**Requirement:**
Pictures are not part of the copy. Retype the lines from the first one through the line that contains "const aArrowTails: Pt[]".

**Listing:**
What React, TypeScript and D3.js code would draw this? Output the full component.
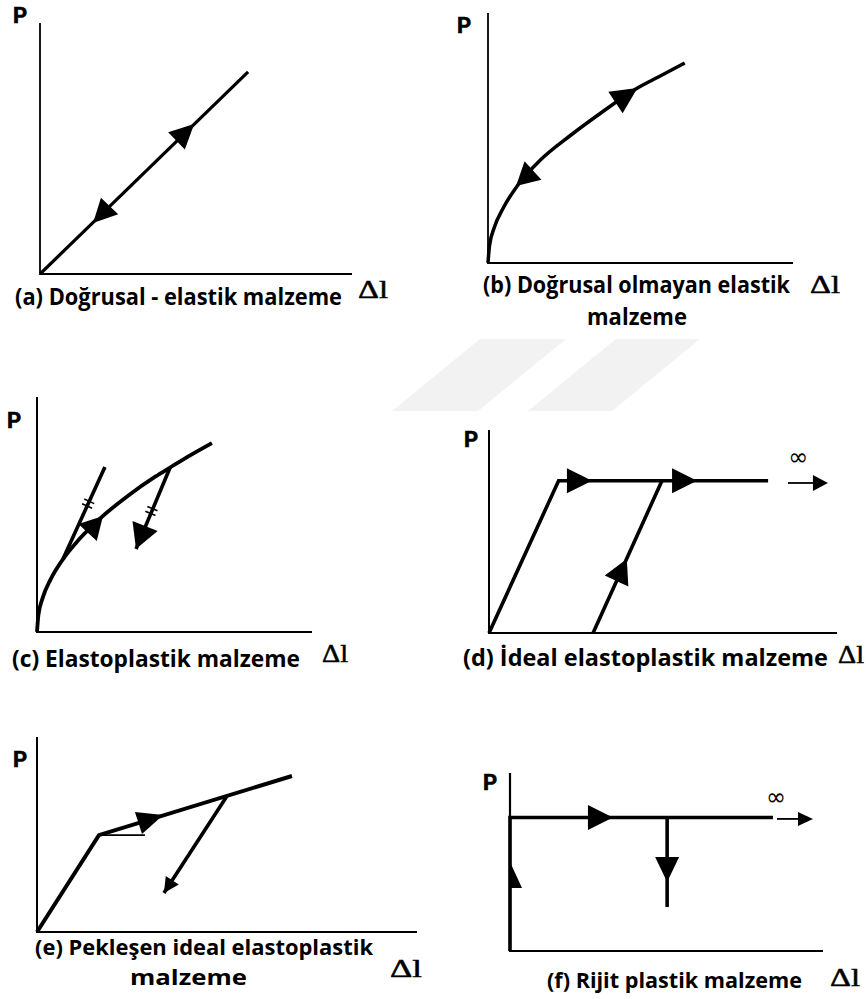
import React from 'react';
import * as d3 from 'd3';

type Pt = [number, number];

// ---------- (a) linear elastic ----------
const aLoadX = [0, 6.67];
const aLoadY = [0, 8.05];
const aArrowTips: Pt[] = [[4.94, 5.98], [1.7, 2.03]];
const aArrowTails: Pt[] = [[4.375, 5.3], [2.23, 2.71]];

// ---------- (b) nonlinear elastic ----------
const bCurveX = [0, 0.05, 0.2, 0.5, 1, 1.7, 2.7, 3.7, 4.9, 5.6, 6.45];
const bCurveY = [0, 0.7, 1.4, 2.2, 3.15, 4.1, 5.1, 6.0, 7.0, 7.45, 8.0];
const bArrowTips: Pt[] = [[4.9, 7.0], [0.92, 3.08]];
const bArrowTails: Pt[] = [[4.18, 6.42], [1.475, 3.7]];

// ---------- (c) elastoplastic ----------
const cCurveX = [0, 0.05, 0.2, 0.5, 1, 1.5, 2.4, 3.3, 4.3, 4.84, 5.6, 6.36];
const cCurveY = [0, 0.71, 1.43, 2.25, 3.19, 3.9, 4.94, 5.79, 6.61, 7.0, 7.54, 8.04];
const cTangentX = [0.945, 2.47];
const cTangentY = [3.11, 7.02];
const cUnloadX = [4.84, 3.6];
const cUnloadY = [7.0, 3.53];
const cArrowTips: Pt[] = [[2.4, 4.94], [3.6, 3.53]];
const cArrowTails: Pt[] = [[1.84, 4.23], [3.93, 4.51]];
const cHashAt: Pt[] = [[1.86, 5.46], [4.16, 5.15]];

// ---------- (d) ideal elastoplastic ----------
const dYieldX = [0, 2.0, 8.02];
const dYieldY = [0, 7.5, 7.5];
const dReloadX = [2.99, 4.97];
const dReloadY = [0, 7.5];
const dArrowTips: Pt[] = [[2.96, 7.5], [5.98, 7.5], [3.96, 3.65]];
const dArrowTails: Pt[] = [[2.24, 7.5], [5.26, 7.5], [3.665, 2.56]];
const dInfLineX = [8.59, 9.74];
const dInfLineY = 7.39;
const dInfLabel: Pt = [8.89, 8.62];

// ---------- (e) strain-hardening elastoplastic ----------
const eLoadX = [0, 1.63, 6.71];
const eLoadY = [0, 4.97, 8.0];
const eRefX = [1.63, 2.84];
const eRefY = [4.97, 4.97];
const eUnloadX = [5.0, 3.34];
const eUnloadY = [6.97, 2.0];
const eArrowTips: Pt[] = [[3.32, 6.0], [3.34, 2.0]];
const eArrowTails: Pt[] = [[2.67, 5.59], [3.56, 2.65]];

// ---------- (f) rigid plastic ----------
const fFlowX = [0, 0, 8.4];
const fFlowY = [0, 7.5, 7.5];
const fDropX = [5.02, 5.02];
const fDropY = [7.5, 2.47];
const fArrowTips: Pt[] = [[3.29, 7.5], [5.02, 3.88]];
const fArrowTails: Pt[] = [[2.49, 7.5], [5.02, 5.28]];
const fHalfTip: Pt = [0, 5.0];
const fHalfTail: Pt = [0, 3.54];
const fInfLineX = [8.53, 9.68];
const fInfLineY = 7.42;
const fInfLabel: Pt = [8.5, 8.62];

// ---------- labels ----------
const axisP = 'P';
const axisDelta = 'Δl';
const infinity = '∞';
const aCaption = ['(a) Doğrusal - elastik malzeme'];
const bCaption = ['(b) Doğrusal olmayan elastik', 'malzeme'];
const cCaption = ['(c) Elastoplastik malzeme'];
const dCaption = ['(d) İdeal elastoplastik malzeme'];
const eCaption = ['(e) Pekleşen ideal elastoplastik', 'malzeme'];
const fCaption = ['(f) Rijit plastik malzeme'];

const SANS = "'Open Sans', 'Noto Sans', 'DejaVu Sans', sans-serif";
const LABEL = "Roboto, 'Open Sans', sans-serif";
const SERIF = "'Liberation Serif', 'DejaVu Serif', serif";
const MATH = "'DejaVu Sans', sans-serif";

interface Box { x0: number; x1: number; y0: number; y1: number }
interface TextSpot { x: number; y: number; w: number }

interface PanelSpec {
  box: Box;
  axisWidth: number;
  pLabel: { x: number; y: number };
  delta: TextSpot;
  caption: string[];
  captionSpots: TextSpot[];
  captionSize: number;
  render: (sx: d3.ScaleLinear<number, number>, sy: d3.ScaleLinear<number, number>) => React.ReactNode;
}

const INK = '#000';

function pathOf(
  xs: number[],
  ys: number[],
  sx: d3.ScaleLinear<number, number>,
  sy: d3.ScaleLinear<number, number>,
  smooth = false,
): string {
  const gen = d3
    .line<number>()
    .x((i) => sx(xs[i]))
    .y((i) => sy(ys[i]));
  if (smooth) gen.curve(d3.curveMonotoneX);
  return gen(xs.map((_, i) => i)) || '';
}

function Stroke({ d, w = 3.5 }: { d: string; w?: number }) {
  return <path d={d} fill="none" stroke={INK} strokeWidth={w} strokeLinejoin="miter" strokeLinecap="butt" />;
}

function arrowPoints(tip: Pt, base: Pt, half: number, oneSide = false): string {
  const dx = tip[0] - base[0];
  const dy = tip[1] - base[1];
  const len = Math.hypot(dx, dy) || 1;
  const nx = -dy / len;
  const ny = dx / len;
  const p1: Pt = [base[0] + nx * half, base[1] + ny * half];
  const p2: Pt = oneSide ? base : [base[0] - nx * half, base[1] - ny * half];
  return [tip, p1, p2].map((p) => `${p[0].toFixed(2)},${p[1].toFixed(2)}`).join(' ');
}

function Heads({
  tips,
  tails,
  halves,
  sx,
  sy,
}: {
  tips: Pt[];
  tails: Pt[];
  halves: number[];
  sx: d3.ScaleLinear<number, number>;
  sy: d3.ScaleLinear<number, number>;
}) {
  return (
    <g>
      {tips.map((t, i) => (
        <polygon
          key={i}
          points={arrowPoints([sx(t[0]), sy(t[1])], [sx(tails[i][0]), sy(tails[i][1])], halves[i])}
          fill={INK}
        />
      ))}
    </g>
  );
}

function Hash({
  at,
  from,
  to,
  sx,
  sy,
}: {
  at: Pt;
  from: Pt;
  to: Pt;
  sx: d3.ScaleLinear<number, number>;
  sy: d3.ScaleLinear<number, number>;
}) {
  const ax = sx(from[0]);
  const ay = sy(from[1]);
  const bx = sx(to[0]);
  const by = sy(to[1]);
  const len = Math.hypot(bx - ax, by - ay) || 1;
  const ux = (bx - ax) / len;
  const uy = (by - ay) / len;
  const nx = -uy;
  const ny = ux;
  const cx = sx(at[0]);
  const cy = sy(at[1]);
  return (
    <g stroke={INK} strokeWidth={1.6}>
      {[-2.6, 2.6].map((s, i) => {
        const mx = cx + ux * s;
        const my = cy + uy * s;
        return <line key={i} x1={mx - nx * 5.5} y1={my - ny * 5.5} x2={mx + nx * 5.5} y2={my + ny * 5.5} />;
      })}
    </g>
  );
}

function InfinityMark({
  lineX,
  lineY,
  label,
  head,
  half,
  sx,
  sy,
}: {
  lineX: number[];
  lineY: number;
  label: Pt;
  head: number;
  half: number;
  sx: d3.ScaleLinear<number, number>;
  sy: d3.ScaleLinear<number, number>;
}) {
  const x0 = sx(lineX[0]);
  const tip = sx(lineX[1]);
  const y = sy(lineY);
  return (
    <g>
      <line x1={x0} y1={y} x2={tip - head + 1} y2={y} stroke={INK} strokeWidth={1.8} />
      <polygon points={arrowPoints([tip, y], [tip - head, y], half)} fill={INK} />
      <text x={sx(label[0])} y={sy(label[1]) + 7} fontFamily={MATH} fontSize={24} textAnchor="middle" fill={INK}>
        {infinity}
      </text>
    </g>
  );
}

const panels: PanelSpec[] = [
  {
    box: { x0: 40, x1: 352, y0: 274, y1: 23 },
    axisWidth: 1.8,
    pLabel: { x: 13, y: 23 },
    delta: { x: 358, y: 298, w: 30 },
    caption: aCaption,
    captionSpots: [{ x: 15, y: 305, w: 327 }],
    captionSize: 23,
    render: (sx, sy) => (
      <g>
        <Stroke d={pathOf(aLoadX, aLoadY, sx, sy)} w={3.2} />
        <Heads tips={aArrowTips} tails={aArrowTails} halves={[12, 12]} sx={sx} sy={sy} />
      </g>
    ),
  },
  {
    box: { x0: 488, x1: 793, y0: 263, y1: 13 },
    axisWidth: 1.8,
    pLabel: { x: 457, y: 33 },
    delta: { x: 810, y: 293, w: 30 },
    caption: bCaption,
    captionSpots: [
      { x: 483, y: 293, w: 307 },
      { x: 587, y: 325, w: 100 },
    ],
    captionSize: 23,
    render: (sx, sy) => (
      <g>
        <Stroke d={pathOf(bCurveX, bCurveY, sx, sy, true)} w={3.5} />
        <Heads tips={bArrowTips} tails={bArrowTails} halves={[13, 12.5]} sx={sx} sy={sy} />
      </g>
    ),
  },
  {
    box: { x0: 37, x1: 312, y0: 632, y1: 397 },
    axisWidth: 2,
    pLabel: { x: 7, y: 428 },
    delta: { x: 322, y: 662, w: 26 },
    caption: cCaption,
    captionSpots: [{ x: 12, y: 667, w: 288 }],
    captionSize: 23,
    render: (sx, sy) => (
      <g>
        <Stroke d={pathOf(cCurveX, cCurveY, sx, sy, true)} w={3.8} />
        <Stroke d={pathOf(cTangentX, cTangentY, sx, sy)} w={3.6} />
        <Stroke d={pathOf(cUnloadX, cUnloadY, sx, sy)} w={3.6} />
        <Heads tips={cArrowTips} tails={cArrowTails} halves={[12.5, 13.5]} sx={sx} sy={sy} />
        <Hash at={cHashAt[0]} from={[cTangentX[0], cTangentY[0]]} to={[cTangentX[1], cTangentY[1]]} sx={sx} sy={sy} />
        <Hash at={cHashAt[1]} from={[cUnloadX[0], cUnloadY[0]]} to={[cUnloadX[1], cUnloadY[1]]} sx={sx} sy={sy} />
      </g>
    ),
  },
  {
    box: { x0: 489, x1: 837, y0: 633, y1: 430 },
    axisWidth: 2,
    pLabel: { x: 464, y: 447 },
    delta: { x: 838, y: 663, w: 26 },
    caption: dCaption,
    captionSpots: [{ x: 463, y: 666, w: 365 }],
    captionSize: 23,
    render: (sx, sy) => (
      <g>
        <Stroke d={pathOf(dYieldX, dYieldY, sx, sy)} w={3.6} />
        <Stroke d={pathOf(dReloadX, dReloadY, sx, sy)} w={3.6} />
        <Heads tips={dArrowTips} tails={dArrowTails} halves={[12.5, 12.5, 13]} sx={sx} sy={sy} />
        <InfinityMark lineX={dInfLineX} lineY={dInfLineY} label={dInfLabel} head={15} half={8} sx={sx} sy={sy} />
      </g>
    ),
  },
  {
    box: { x0: 37, x1: 417, y0: 932, y1: 737 },
    axisWidth: 2,
    pLabel: { x: 13, y: 767 },
    delta: { x: 390, y: 977, w: 32 },
    caption: eCaption,
    captionSpots: [
      { x: 35, y: 955, w: 338 },
      { x: 130, y: 985, w: 117 },
    ],
    captionSize: 22,
    render: (sx, sy) => (
      <g>
        <Stroke d={pathOf(eLoadX, eLoadY, sx, sy)} w={4} />
        <Stroke d={pathOf(eRefX, eRefY, sx, sy)} w={1.8} />
        <Stroke d={pathOf(eUnloadX, eUnloadY, sx, sy)} w={3.6} />
        <Heads tips={eArrowTips} tails={eArrowTails} halves={[11.5, 7.8]} sx={sx} sy={sy} />
      </g>
    ),
  },
  {
    box: { x0: 510, x1: 823, y0: 951, y1: 773 },
    axisWidth: 2.2,
    pLabel: { x: 483, y: 790 },
    delta: { x: 830, y: 986, w: 30 },
    caption: fCaption,
    captionSpots: [{ x: 547, y: 988, w: 255 }],
    captionSize: 22,
    render: (sx, sy) => (
      <g>
        <Stroke d={pathOf(fFlowX, fFlowY, sx, sy)} w={3.6} />
        <Stroke d={pathOf(fDropX, fDropY, sx, sy)} w={3.6} />
        <Heads tips={fArrowTips} tails={fArrowTails} halves={[12.5, 12]} sx={sx} sy={sy} />
        <polygon
          points={arrowPoints([sx(fHalfTip[0]), sy(fHalfTip[1])], [sx(fHalfTail[0]), sy(fHalfTail[1])], 12, true)}
          fill={INK}
        />
        <InfinityMark lineX={fInfLineX} lineY={fInfLineY} label={fInfLabel} head={15} half={7} sx={sx} sy={sy} />
      </g>
    ),
  },
];

function Panel({ spec }: { spec: PanelSpec }) {
  const { box } = spec;
  const sx = d3.scaleLinear().domain([0, 10]).range([box.x0, box.x1]);
  const sy = d3.scaleLinear().domain([0, 10]).range([box.y0, box.y1]);
  const axis = `M${box.x0},${box.y1}L${box.x0},${box.y0}L${box.x1},${box.y0}`;
  return (
    <g>
      <path d={axis} fill="none" stroke={INK} strokeWidth={spec.axisWidth} strokeLinejoin="miter" />
      {spec.render(sx, sy)}
      <text
        x={spec.pLabel.x}
        y={spec.pLabel.y}
        fontFamily={LABEL}
        fontWeight={700}
        fontSize={22}
        fill={INK}
        stroke={INK}
        strokeWidth={0.6}
      >
        {axisP}
      </text>
      <text
        x={spec.delta.x}
        y={spec.delta.y}
        fontFamily={SERIF}
        fontSize={25}
        fill={INK}
        stroke={INK}
        strokeWidth={0.5}
        textLength={spec.delta.w}
        lengthAdjust="spacingAndGlyphs"
      >
        {axisDelta}
      </text>
      {spec.caption.map((line, i) => (
        <text
          key={i}
          x={spec.captionSpots[i].x}
          y={spec.captionSpots[i].y}
          fontFamily={SANS}
          fontWeight={700}
          fontSize={spec.captionSize}
          fill={INK}
          textLength={spec.captionSpots[i].w}
          lengthAdjust="spacingAndGlyphs"
        >
          {line}
        </text>
      ))}
    </g>
  );
}

// faint logo shapes in the page background
const markShapes: Pt[][] = [
  [[392, 411], [478, 411], [566, 339], [480, 339]],
  [[528, 411], [612, 411], [700, 339], [616, 339]],
];

export default function App() {
  return (
    <svg
      width={866}
      height={999}
      viewBox="0 0 866 999"
      style={{ position: 'absolute', left: 0, top: 0, display: 'block', background: '#fff' }}
    >
      <rect x={0} y={0} width={866} height={999} fill="#fff" />
      <g fill="#f2f2f2">
        {markShapes.map((s, i) => (
          <polygon key={i} points={s.map((p) => p.join(',')).join(' ')} />
        ))}
      </g>
      {panels.map((p, i) => (
        <Panel key={i} spec={p} />
      ))}
    </svg>
  );
}
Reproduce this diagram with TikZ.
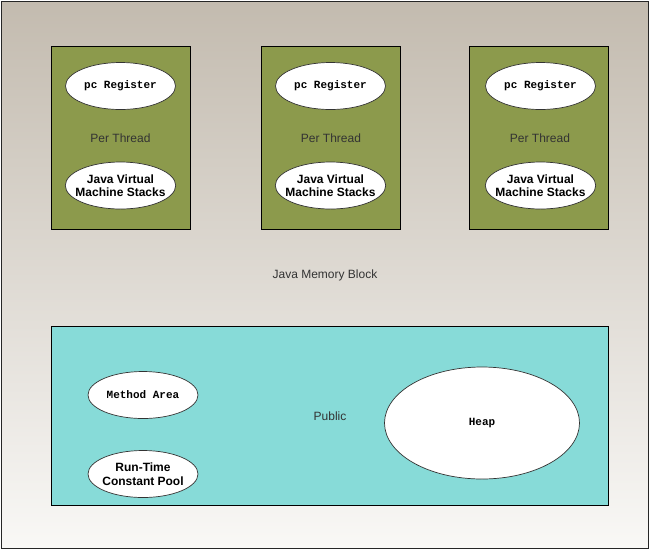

**Complete answer:**
What React, TypeScript and D3.js code would draw this? Output the full component.
import React from 'react';
import * as d3 from 'd3';

type Pt = [number, number];

// ---------- (a) linear elastic ----------
const aLoadX = [0, 6.67];
const aLoadY = [0, 8.05];
const aArrowTips: Pt[] = [[4.94, 5.98], [1.7, 2.03]];
const aArrowTails: Pt[] = [[4.375, 5.3], [2.23, 2.71]];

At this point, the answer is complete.